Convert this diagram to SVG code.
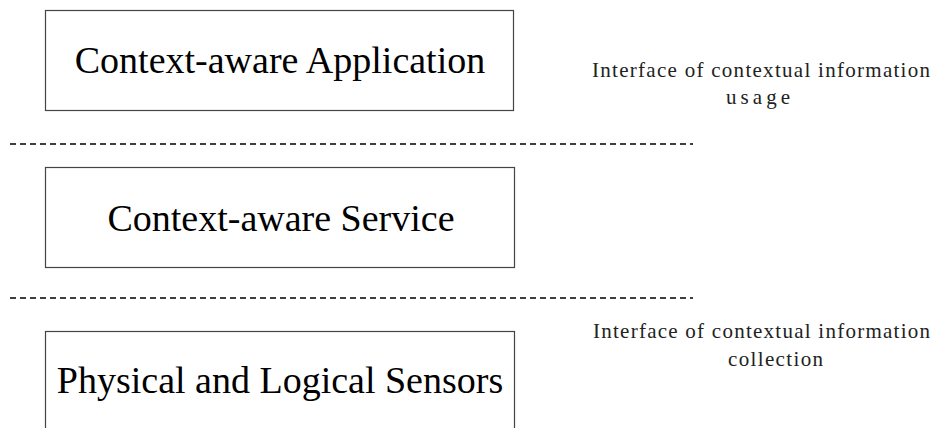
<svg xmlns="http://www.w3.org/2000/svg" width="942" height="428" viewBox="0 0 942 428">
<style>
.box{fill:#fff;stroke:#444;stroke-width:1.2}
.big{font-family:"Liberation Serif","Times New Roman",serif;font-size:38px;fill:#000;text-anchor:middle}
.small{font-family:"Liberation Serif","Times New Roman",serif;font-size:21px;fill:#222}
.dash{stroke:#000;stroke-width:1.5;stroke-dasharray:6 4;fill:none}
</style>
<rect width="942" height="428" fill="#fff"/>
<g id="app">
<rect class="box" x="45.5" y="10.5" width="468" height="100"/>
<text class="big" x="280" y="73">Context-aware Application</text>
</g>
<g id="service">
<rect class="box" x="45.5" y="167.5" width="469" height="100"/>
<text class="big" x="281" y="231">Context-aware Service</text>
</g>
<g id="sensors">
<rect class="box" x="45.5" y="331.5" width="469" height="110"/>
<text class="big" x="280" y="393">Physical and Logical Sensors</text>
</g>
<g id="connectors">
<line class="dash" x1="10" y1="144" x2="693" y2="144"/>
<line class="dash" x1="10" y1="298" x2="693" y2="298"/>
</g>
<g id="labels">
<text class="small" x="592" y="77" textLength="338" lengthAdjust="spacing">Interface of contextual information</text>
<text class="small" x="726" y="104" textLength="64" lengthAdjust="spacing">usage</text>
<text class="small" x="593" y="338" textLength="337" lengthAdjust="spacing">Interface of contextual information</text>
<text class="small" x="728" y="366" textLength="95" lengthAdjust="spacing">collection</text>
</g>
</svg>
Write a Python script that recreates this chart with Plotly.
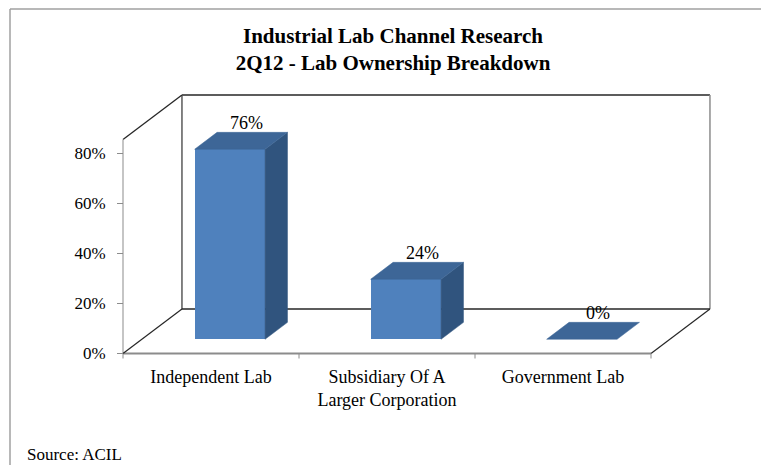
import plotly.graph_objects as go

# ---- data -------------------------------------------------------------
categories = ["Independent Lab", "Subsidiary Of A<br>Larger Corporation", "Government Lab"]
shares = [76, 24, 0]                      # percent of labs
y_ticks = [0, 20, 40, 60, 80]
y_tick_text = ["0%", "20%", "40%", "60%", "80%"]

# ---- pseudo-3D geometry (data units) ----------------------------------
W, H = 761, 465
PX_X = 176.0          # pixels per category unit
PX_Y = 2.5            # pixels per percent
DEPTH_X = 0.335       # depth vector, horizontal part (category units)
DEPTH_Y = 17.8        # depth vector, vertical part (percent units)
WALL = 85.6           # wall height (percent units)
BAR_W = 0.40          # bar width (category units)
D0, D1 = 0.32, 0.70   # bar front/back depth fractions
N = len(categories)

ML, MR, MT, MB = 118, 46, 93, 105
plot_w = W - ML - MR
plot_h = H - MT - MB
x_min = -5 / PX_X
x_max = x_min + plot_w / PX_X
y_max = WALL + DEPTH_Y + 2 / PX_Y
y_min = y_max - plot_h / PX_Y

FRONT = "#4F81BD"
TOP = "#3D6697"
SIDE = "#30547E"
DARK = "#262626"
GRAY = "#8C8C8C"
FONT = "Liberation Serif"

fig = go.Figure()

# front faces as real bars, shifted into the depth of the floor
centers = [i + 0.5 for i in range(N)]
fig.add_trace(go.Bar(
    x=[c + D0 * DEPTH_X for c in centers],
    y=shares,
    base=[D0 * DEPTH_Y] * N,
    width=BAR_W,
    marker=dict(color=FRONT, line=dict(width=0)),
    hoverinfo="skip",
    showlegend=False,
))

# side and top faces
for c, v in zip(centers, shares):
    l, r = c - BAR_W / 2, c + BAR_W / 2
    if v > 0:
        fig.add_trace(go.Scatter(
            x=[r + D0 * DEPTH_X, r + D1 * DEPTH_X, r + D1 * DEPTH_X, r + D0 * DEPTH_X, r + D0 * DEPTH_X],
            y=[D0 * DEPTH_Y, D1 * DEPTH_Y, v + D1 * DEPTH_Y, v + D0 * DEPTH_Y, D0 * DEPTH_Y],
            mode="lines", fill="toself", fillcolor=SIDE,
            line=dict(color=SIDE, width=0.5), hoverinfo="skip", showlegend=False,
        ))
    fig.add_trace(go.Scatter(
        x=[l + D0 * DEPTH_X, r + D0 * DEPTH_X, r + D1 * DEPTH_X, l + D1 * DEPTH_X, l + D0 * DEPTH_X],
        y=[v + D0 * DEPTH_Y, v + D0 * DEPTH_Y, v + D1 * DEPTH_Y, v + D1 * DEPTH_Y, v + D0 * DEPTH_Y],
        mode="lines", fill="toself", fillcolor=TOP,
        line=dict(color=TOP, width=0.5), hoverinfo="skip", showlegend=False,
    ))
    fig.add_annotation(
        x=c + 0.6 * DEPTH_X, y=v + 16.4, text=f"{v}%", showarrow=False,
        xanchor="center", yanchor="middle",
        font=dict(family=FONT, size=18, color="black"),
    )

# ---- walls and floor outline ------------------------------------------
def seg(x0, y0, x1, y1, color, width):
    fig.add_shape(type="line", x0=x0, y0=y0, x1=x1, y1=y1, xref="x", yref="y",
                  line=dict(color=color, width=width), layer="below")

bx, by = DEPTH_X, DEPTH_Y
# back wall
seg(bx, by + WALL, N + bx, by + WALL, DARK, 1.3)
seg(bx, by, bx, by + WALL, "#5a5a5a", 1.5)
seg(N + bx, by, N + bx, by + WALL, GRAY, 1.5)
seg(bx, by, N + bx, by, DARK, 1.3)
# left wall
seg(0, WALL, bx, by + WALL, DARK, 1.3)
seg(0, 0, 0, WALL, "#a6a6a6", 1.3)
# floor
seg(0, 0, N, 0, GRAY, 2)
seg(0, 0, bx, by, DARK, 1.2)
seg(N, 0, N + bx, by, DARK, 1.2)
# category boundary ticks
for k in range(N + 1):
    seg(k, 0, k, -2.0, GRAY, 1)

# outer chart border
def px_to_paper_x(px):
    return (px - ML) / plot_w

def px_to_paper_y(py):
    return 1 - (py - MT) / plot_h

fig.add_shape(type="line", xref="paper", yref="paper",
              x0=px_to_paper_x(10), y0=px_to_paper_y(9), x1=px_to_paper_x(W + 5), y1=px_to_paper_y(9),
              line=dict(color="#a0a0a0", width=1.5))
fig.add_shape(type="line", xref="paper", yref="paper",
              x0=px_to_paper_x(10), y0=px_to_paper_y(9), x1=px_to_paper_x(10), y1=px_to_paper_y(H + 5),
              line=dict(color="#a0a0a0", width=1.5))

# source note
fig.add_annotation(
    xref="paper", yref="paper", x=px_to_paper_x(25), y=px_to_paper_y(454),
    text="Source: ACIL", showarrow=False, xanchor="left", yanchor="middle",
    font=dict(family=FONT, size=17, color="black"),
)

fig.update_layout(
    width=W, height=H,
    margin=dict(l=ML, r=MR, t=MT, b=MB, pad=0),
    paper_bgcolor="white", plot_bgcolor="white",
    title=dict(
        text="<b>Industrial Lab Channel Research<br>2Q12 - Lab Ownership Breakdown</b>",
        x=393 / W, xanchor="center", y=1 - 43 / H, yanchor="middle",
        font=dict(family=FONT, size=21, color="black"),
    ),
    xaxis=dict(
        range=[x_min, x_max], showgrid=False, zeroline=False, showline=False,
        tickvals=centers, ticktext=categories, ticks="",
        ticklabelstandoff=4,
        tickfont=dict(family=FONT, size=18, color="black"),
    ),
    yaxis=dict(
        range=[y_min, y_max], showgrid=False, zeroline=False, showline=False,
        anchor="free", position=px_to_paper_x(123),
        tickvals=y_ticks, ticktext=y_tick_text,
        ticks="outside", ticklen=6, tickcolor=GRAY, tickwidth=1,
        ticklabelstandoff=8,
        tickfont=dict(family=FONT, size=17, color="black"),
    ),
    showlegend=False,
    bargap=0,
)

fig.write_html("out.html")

▶ **What is expected**:
Which lines contain the word "this"? Copy each one.

▶ **The completed task**:
Convert this diagram to SVG code.
Write a Python script that recreates this chart with Plotly.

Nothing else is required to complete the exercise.